──────── GIVEN INFORMATION ────────

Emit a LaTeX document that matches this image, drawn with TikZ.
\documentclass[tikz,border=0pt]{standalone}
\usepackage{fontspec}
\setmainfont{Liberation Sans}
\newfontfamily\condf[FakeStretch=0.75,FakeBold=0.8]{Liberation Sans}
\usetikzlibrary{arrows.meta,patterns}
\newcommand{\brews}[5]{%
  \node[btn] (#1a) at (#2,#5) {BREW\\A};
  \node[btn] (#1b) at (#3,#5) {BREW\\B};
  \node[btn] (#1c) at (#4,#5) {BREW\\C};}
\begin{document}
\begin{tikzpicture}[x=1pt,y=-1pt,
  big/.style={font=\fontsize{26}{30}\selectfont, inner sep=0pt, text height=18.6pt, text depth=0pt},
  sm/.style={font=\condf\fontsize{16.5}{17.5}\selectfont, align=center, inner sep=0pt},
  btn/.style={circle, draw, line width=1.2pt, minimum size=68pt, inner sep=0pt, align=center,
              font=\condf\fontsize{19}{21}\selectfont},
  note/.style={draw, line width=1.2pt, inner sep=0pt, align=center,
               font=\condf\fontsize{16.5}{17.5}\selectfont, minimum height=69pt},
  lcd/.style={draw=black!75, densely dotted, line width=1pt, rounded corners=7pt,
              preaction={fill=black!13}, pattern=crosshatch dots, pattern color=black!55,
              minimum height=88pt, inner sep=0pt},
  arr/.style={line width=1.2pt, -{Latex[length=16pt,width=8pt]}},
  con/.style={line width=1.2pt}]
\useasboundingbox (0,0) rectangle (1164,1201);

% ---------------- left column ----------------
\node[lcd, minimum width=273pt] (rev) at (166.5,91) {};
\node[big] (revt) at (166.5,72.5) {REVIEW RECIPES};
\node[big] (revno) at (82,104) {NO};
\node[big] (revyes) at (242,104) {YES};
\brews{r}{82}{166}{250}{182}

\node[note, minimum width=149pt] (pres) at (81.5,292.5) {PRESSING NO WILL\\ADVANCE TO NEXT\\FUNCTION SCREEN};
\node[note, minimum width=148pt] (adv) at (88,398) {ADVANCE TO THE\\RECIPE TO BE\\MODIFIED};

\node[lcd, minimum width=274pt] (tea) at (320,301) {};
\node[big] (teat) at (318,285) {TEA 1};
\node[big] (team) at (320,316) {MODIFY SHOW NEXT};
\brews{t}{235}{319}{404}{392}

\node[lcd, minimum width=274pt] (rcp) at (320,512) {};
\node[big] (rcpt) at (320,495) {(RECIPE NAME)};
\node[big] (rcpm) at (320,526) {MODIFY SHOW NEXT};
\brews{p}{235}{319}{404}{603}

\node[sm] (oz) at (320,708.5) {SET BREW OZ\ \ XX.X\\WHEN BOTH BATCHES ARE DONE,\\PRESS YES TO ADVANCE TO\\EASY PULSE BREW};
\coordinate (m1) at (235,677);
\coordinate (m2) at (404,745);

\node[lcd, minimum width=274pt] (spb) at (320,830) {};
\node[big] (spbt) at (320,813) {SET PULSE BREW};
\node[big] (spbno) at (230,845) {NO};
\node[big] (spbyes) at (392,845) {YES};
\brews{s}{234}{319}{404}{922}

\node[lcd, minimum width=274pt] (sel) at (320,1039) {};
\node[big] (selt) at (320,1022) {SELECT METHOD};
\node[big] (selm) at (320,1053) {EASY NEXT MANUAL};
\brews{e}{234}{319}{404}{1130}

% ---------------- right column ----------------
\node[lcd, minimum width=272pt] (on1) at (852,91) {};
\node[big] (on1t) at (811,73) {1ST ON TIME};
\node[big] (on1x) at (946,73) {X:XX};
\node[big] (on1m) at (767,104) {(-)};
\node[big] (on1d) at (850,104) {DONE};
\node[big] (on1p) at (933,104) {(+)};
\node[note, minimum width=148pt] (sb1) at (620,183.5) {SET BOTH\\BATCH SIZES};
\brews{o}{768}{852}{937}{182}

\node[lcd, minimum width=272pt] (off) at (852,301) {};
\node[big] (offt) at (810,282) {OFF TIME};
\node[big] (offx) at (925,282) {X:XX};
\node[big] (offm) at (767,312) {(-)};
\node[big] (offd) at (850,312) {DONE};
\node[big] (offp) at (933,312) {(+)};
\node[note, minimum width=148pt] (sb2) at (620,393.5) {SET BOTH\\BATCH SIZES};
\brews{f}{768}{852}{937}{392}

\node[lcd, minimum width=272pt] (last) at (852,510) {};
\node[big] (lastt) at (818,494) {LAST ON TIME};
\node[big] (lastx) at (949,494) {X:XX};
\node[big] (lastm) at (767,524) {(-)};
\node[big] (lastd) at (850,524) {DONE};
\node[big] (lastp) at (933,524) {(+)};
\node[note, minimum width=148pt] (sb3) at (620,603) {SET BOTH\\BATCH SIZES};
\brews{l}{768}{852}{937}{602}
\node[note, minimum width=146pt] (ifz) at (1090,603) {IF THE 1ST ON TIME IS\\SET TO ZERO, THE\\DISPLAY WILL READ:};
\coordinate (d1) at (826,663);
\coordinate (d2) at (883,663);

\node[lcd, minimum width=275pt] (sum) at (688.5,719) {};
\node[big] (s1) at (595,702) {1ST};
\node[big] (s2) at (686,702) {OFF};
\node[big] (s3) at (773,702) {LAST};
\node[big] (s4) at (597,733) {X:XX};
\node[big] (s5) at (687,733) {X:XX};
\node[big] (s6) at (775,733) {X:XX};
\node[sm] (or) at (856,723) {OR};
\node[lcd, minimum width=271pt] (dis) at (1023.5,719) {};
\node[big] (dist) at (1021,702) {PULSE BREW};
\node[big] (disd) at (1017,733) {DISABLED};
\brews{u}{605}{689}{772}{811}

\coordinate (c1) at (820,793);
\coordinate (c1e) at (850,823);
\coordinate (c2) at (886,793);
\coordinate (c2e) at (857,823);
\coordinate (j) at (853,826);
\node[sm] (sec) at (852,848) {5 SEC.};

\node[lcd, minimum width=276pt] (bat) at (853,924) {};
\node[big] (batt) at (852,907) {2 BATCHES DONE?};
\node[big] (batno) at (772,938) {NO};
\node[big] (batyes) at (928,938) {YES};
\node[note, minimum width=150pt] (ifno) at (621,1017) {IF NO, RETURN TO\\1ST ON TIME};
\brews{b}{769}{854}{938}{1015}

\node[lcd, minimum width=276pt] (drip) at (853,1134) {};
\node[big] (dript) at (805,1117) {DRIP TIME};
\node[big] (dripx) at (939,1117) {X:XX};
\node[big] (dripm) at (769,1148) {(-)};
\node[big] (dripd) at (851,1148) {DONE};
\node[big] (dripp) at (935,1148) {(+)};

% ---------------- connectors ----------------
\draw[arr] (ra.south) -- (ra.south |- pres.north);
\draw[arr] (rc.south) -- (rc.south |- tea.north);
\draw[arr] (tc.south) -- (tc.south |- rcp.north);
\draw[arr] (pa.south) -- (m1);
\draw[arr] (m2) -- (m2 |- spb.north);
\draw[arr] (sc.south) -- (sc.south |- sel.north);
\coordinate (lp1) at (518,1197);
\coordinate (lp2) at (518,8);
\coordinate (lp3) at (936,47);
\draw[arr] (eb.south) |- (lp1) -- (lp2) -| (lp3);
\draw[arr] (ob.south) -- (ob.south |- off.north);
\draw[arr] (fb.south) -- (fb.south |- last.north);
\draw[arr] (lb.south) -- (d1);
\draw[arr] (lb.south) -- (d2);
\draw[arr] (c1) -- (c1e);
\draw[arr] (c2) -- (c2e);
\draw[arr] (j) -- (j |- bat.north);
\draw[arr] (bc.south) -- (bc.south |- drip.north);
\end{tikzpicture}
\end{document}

────────

### EXERCISE:
The required output is the exact run of lines from the beginning of the listing above to the line that contains "(0,0) rectangle (1164,1201);", inclusive of both.

### WRITTEN ANSWER:
Emit a LaTeX document that matches this image, drawn with TikZ.
\documentclass[tikz,border=0pt]{standalone}
\usepackage{fontspec}
\setmainfont{Liberation Sans}
\newfontfamily\condf[FakeStretch=0.75,FakeBold=0.8]{Liberation Sans}
\usetikzlibrary{arrows.meta,patterns}
\newcommand{\brews}[5]{%
  \node[btn] (#1a) at (#2,#5) {BREW\\A};
  \node[btn] (#1b) at (#3,#5) {BREW\\B};
  \node[btn] (#1c) at (#4,#5) {BREW\\C};}
\begin{document}
\begin{tikzpicture}[x=1pt,y=-1pt,
  big/.style={font=\fontsize{26}{30}\selectfont, inner sep=0pt, text height=18.6pt, text depth=0pt},
  sm/.style={font=\condf\fontsize{16.5}{17.5}\selectfont, align=center, inner sep=0pt},
  btn/.style={circle, draw, line width=1.2pt, minimum size=68pt, inner sep=0pt, align=center,
              font=\condf\fontsize{19}{21}\selectfont},
  note/.style={draw, line width=1.2pt, inner sep=0pt, align=center,
               font=\condf\fontsize{16.5}{17.5}\selectfont, minimum height=69pt},
  lcd/.style={draw=black!75, densely dotted, line width=1pt, rounded corners=7pt,
              preaction={fill=black!13}, pattern=crosshatch dots, pattern color=black!55,
              minimum height=88pt, inner sep=0pt},
  arr/.style={line width=1.2pt, -{Latex[length=16pt,width=8pt]}},
  con/.style={line width=1.2pt}]
\useasboundingbox (0,0) rectangle (1164,1201);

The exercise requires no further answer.